Collected material =
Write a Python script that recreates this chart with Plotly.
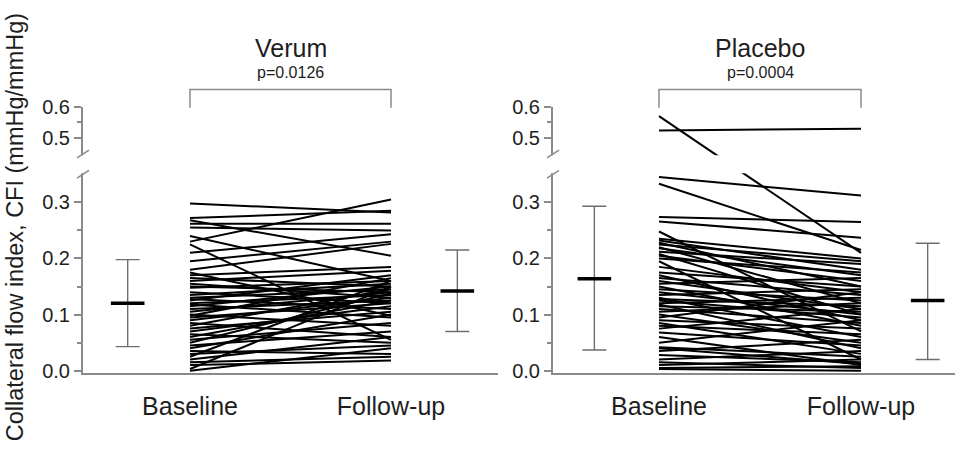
import plotly.graph_objects as go

# ---------------- data ----------------
categories = ["Baseline", "Follow-up"]
groups = ["Verum", "Placebo"]
p_values = ["p=0.0126", "p=0.0004"]

verum_baseline = [0.298, 0.230, 0.272, 0.262, 0.255, 0.268, 0.210, 0.195, 0.240, 0.180,
                  0.175, 0.170, 0.165, 0.160, 0.155, 0.150, 0.148, 0.140, 0.135, 0.130,
                  0.128, 0.125, 0.120, 0.118, 0.115, 0.110, 0.105, 0.100, 0.098, 0.095,
                  0.090, 0.085, 0.080, 0.075, 0.070, 0.065, 0.060, 0.055, 0.050, 0.045,
                  0.040, 0.035, 0.030, 0.025, 0.020, 0.015, 0.010, 0.003, 0.000, 0.225]
verum_followup = [0.282, 0.305, 0.285, 0.262, 0.250, 0.205, 0.243, 0.230, 0.160, 0.226,
                  0.098, 0.185, 0.150, 0.178, 0.130, 0.140, 0.160, 0.120, 0.155, 0.145,
                  0.110, 0.170, 0.135, 0.095, 0.150, 0.125, 0.140, 0.080, 0.165, 0.120,
                  0.130, 0.060, 0.145, 0.105, 0.115, 0.050, 0.125, 0.085, 0.138, 0.070,
                  0.100, 0.030, 0.045, 0.160, 0.060, 0.025, 0.018, 0.150, 0.040, 0.055]

placebo_baseline = [0.570, 0.525, 0.345, 0.333, 0.274, 0.266, 0.248, 0.235, 0.232, 0.228,
                    0.225, 0.220, 0.218, 0.212, 0.208, 0.205, 0.200, 0.195, 0.185, 0.175,
                    0.170, 0.165, 0.160, 0.155, 0.150, 0.145, 0.140, 0.135, 0.130, 0.128,
                    0.125, 0.120, 0.118, 0.115, 0.110, 0.105, 0.100, 0.095, 0.090, 0.085,
                    0.080, 0.075, 0.068, 0.060, 0.050, 0.042, 0.035, 0.028, 0.020, 0.015,
                    0.010, 0.005, 0.040, 0.003]
placebo_followup = [0.210, 0.530, 0.312, 0.215, 0.265, 0.237, 0.070, 0.200, 0.180, 0.150,
                    0.195, 0.120, 0.170, 0.190, 0.100, 0.160, 0.175, 0.020, 0.140, 0.150,
                    0.090, 0.135, 0.110, 0.165, 0.080, 0.125, 0.100, 0.145, 0.060, 0.115,
                    0.095, 0.130, 0.040, 0.105, 0.085, 0.120, 0.050, 0.140, 0.075, 0.030,
                    0.065, 0.110, 0.045, 0.010, 0.090, 0.025, 0.055, 0.015, 0.035, 0.005,
                    0.020, 0.008, 0.012, 0.000]

# mean and whisker (SD) ends per group: [baseline, follow-up]
verum_mean = [0.120, 0.142]
verum_low = [0.043, 0.070]
verum_high = [0.198, 0.215]
placebo_mean = [0.164, 0.125]
placebo_low = [0.037, 0.020]
placebo_high = [0.293, 0.227]

y_tick_values = [0.0, 0.1, 0.2, 0.3, 0.5, 0.6]
y_tick_labels = ["0.0", "0.1", "0.2", "0.3", "0.5", "0.6"]
y_minor_values = [0.05, 0.15, 0.25, 0.55]

# ---------------- broken-axis transform ----------------
LOW_TOP = 0.35      # top of lower segment
HIGH_BOTTOM = 0.45  # bottom of upper segment
GAP = 0.036         # display units of the gap
K = 0.5625          # compression of the upper segment


def disp(v):
    if v <= LOW_TOP:
        return v
    if v >= HIGH_BOTTOM:
        return LOW_TOP + GAP + (v - HIGH_BOTTOM) * K
    return LOW_TOP + (v - LOW_TOP) / (HIGH_BOTTOM - LOW_TOP) * GAP


Y_TOP = disp(0.6)
Y_BOTTOM = -0.004

# ---------------- geometry ----------------
W, H = 955, 462
PX_PER_UNIT = 586.7
ZERO_PX = 376
px_top = ZERO_PX - Y_TOP * PX_PER_UNIT
px_bot = ZERO_PX - Y_BOTTOM * PX_PER_UNIT
y_domain = [(H - px_bot) / H, (H - px_top) / H]

panels = [
    dict(ax="x", ay="y", dom=(83, 498), base=190, follow=391,
         b=verum_baseline, f=verum_followup, mean=verum_mean, lo=verum_low, hi=verum_high,
         eb_x=(-0.31, 1.33)),
    dict(ax="x2", ay="y2", dom=(553, 955), base=659, follow=861,
         b=placebo_baseline, f=placebo_followup, mean=placebo_mean, lo=placebo_low, hi=placebo_high,
         eb_x=(-0.32, 1.33)),
]

FONT = "Liberation Sans, Arial, Helvetica, sans-serif"
TXT = "#1e1e1e"
AXC = "#8a8a8a"

fig = go.Figure()
shapes = []
annotations = []

for i, p in enumerate(panels):
    unit = p["follow"] - p["base"]
    xr = [(p["dom"][0] - p["base"]) / unit, (p["dom"][1] - p["base"]) / unit]
    xs, ys = [], []
    for b, f in zip(p["b"], p["f"]):
        xs += [0, 1, None]
        ys += [disp(b), disp(f), None]
    fig.add_trace(go.Scatter(x=xs, y=ys, mode="lines", xaxis=p["ax"], yaxis=p["ay"],
                             line=dict(color="black", width=2.0), hoverinfo="skip"))
    m = [disp(v) for v in p["mean"]]
    fig.add_trace(go.Scatter(
        x=list(p["eb_x"]), y=m, mode="markers", xaxis=p["ax"], yaxis=p["ay"],
        marker=dict(symbol="line-ew", size=24, line=dict(color="black", width=3.5), color="black"),
        error_y=dict(type="data", symmetric=False,
                     array=[h - mm for h, mm in zip(p["hi"], p["mean"])],
                     arrayminus=[mm - l for l, mm in zip(p["lo"], p["mean"])],
                     color="#6e6e6e", thickness=1.4, width=12)))

    xkey = "xaxis" if i == 0 else "xaxis2"
    ykey = "yaxis" if i == 0 else "yaxis2"
    fig.layout[xkey] = dict(domain=[p["dom"][0] / W, p["dom"][1] / W], range=xr,
                            anchor=p["ay"], showline=True, linecolor=AXC, linewidth=2,
                            showgrid=False, zeroline=False, tickmode="array", tickvals=[0, 1],
                            ticktext=categories, ticks="outside", ticklen=10,
                            tickcolor="rgba(0,0,0,0)", tickfont=dict(size=25, color=TXT, family=FONT))
    fig.layout[ykey] = dict(domain=y_domain, range=[Y_BOTTOM, Y_TOP], anchor=p["ax"],
                            showline=True, linecolor=AXC, linewidth=2, showgrid=False,
                            zeroline=False, tickmode="array",
                            tickvals=[disp(v) for v in y_tick_values], ticktext=y_tick_labels,
                            ticks="outside", ticklen=7, tickwidth=1.5, tickcolor=AXC,
                            tickfont=dict(size=20, color=TXT, family=FONT),
                            minor=dict(tickvals=[disp(v) for v in y_minor_values], ticks="outside",
                                       ticklen=4, tickwidth=1.5, tickcolor=AXC))

    xref = p["ax"]
    yref = p["ay"]
    # axis break: blank band and slashes
    shapes.append(dict(type="rect", xref=xref + " domain", yref=yref, x0=-0.03, x1=1.0,
                       y0=LOW_TOP + 0.002, y1=LOW_TOP + GAP - 0.002,
                       fillcolor="white", line=dict(width=0), layer="above"))
    dom_w = p["dom"][1] - p["dom"][0]
    for yb in (LOW_TOP, LOW_TOP + GAP):
        shapes.append(dict(type="line", xref=xref + " domain", yref=yref,
                           x0=-6 / dom_w, x1=6 / dom_w,
                           y0=yb - 4 / PX_PER_UNIT, y1=yb + 4 / PX_PER_UNIT,
                           line=dict(color=AXC, width=1.5), layer="above"))
    # significance bracket
    y_br = (H - 82) / H
    y_br_end = (H - 101) / H
    shapes.append(dict(type="path", xref=xref, yref="paper",
                       path=f"M 0,{y_br_end} L 0,{y_br} L 1,{y_br} L 1,{y_br_end}",
                       line=dict(color=AXC, width=1.5)))
    annotations.append(dict(x=0.5, y=(H - 39) / H, xref=xref, yref="paper", text=groups[i],
                            showarrow=False, font=dict(size=25, color=TXT, family=FONT),
                            xanchor="center", yanchor="middle"))
    annotations.append(dict(x=0.5, y=(H - 64) / H, xref=xref, yref="paper", text=p_values[i],
                            showarrow=False, font=dict(size=16, color=TXT, family=FONT),
                            xanchor="center", yanchor="middle"))

annotations.append(dict(x=15 / W, y=(H - 226) / H, xref="paper", yref="paper",
                        text="Collateral flow index, CFI (mmHg/mmHg)", textangle=-90,
                        showarrow=False, font=dict(size=23.5, color=TXT, family=FONT),
                        xanchor="center", yanchor="middle"))

fig.update_layout(width=W, height=H, margin=dict(l=0, r=0, t=0, b=0),
                  paper_bgcolor="white", plot_bgcolor="white", showlegend=False,
                  shapes=shapes, annotations=annotations, font=dict(family=FONT, color=TXT))

fig.write_html("out.html")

Problem statement = Return only the lines running from the top of the data to the line that holds "0.150, 0.040, 0.055]". Include both of those lines, but skip the pictures.

Answer in full =
Write a Python script that recreates this chart with Plotly.
import plotly.graph_objects as go

# ---------------- data ----------------
categories = ["Baseline", "Follow-up"]
groups = ["Verum", "Placebo"]
p_values = ["p=0.0126", "p=0.0004"]

verum_baseline = [0.298, 0.230, 0.272, 0.262, 0.255, 0.268, 0.210, 0.195, 0.240, 0.180,
                  0.175, 0.170, 0.165, 0.160, 0.155, 0.150, 0.148, 0.140, 0.135, 0.130,
                  0.128, 0.125, 0.120, 0.118, 0.115, 0.110, 0.105, 0.100, 0.098, 0.095,
                  0.090, 0.085, 0.080, 0.075, 0.070, 0.065, 0.060, 0.055, 0.050, 0.045,
                  0.040, 0.035, 0.030, 0.025, 0.020, 0.015, 0.010, 0.003, 0.000, 0.225]
verum_followup = [0.282, 0.305, 0.285, 0.262, 0.250, 0.205, 0.243, 0.230, 0.160, 0.226,
                  0.098, 0.185, 0.150, 0.178, 0.130, 0.140, 0.160, 0.120, 0.155, 0.145,
                  0.110, 0.170, 0.135, 0.095, 0.150, 0.125, 0.140, 0.080, 0.165, 0.120,
                  0.130, 0.060, 0.145, 0.105, 0.115, 0.050, 0.125, 0.085, 0.138, 0.070,
                  0.100, 0.030, 0.045, 0.160, 0.060, 0.025, 0.018, 0.150, 0.040, 0.055]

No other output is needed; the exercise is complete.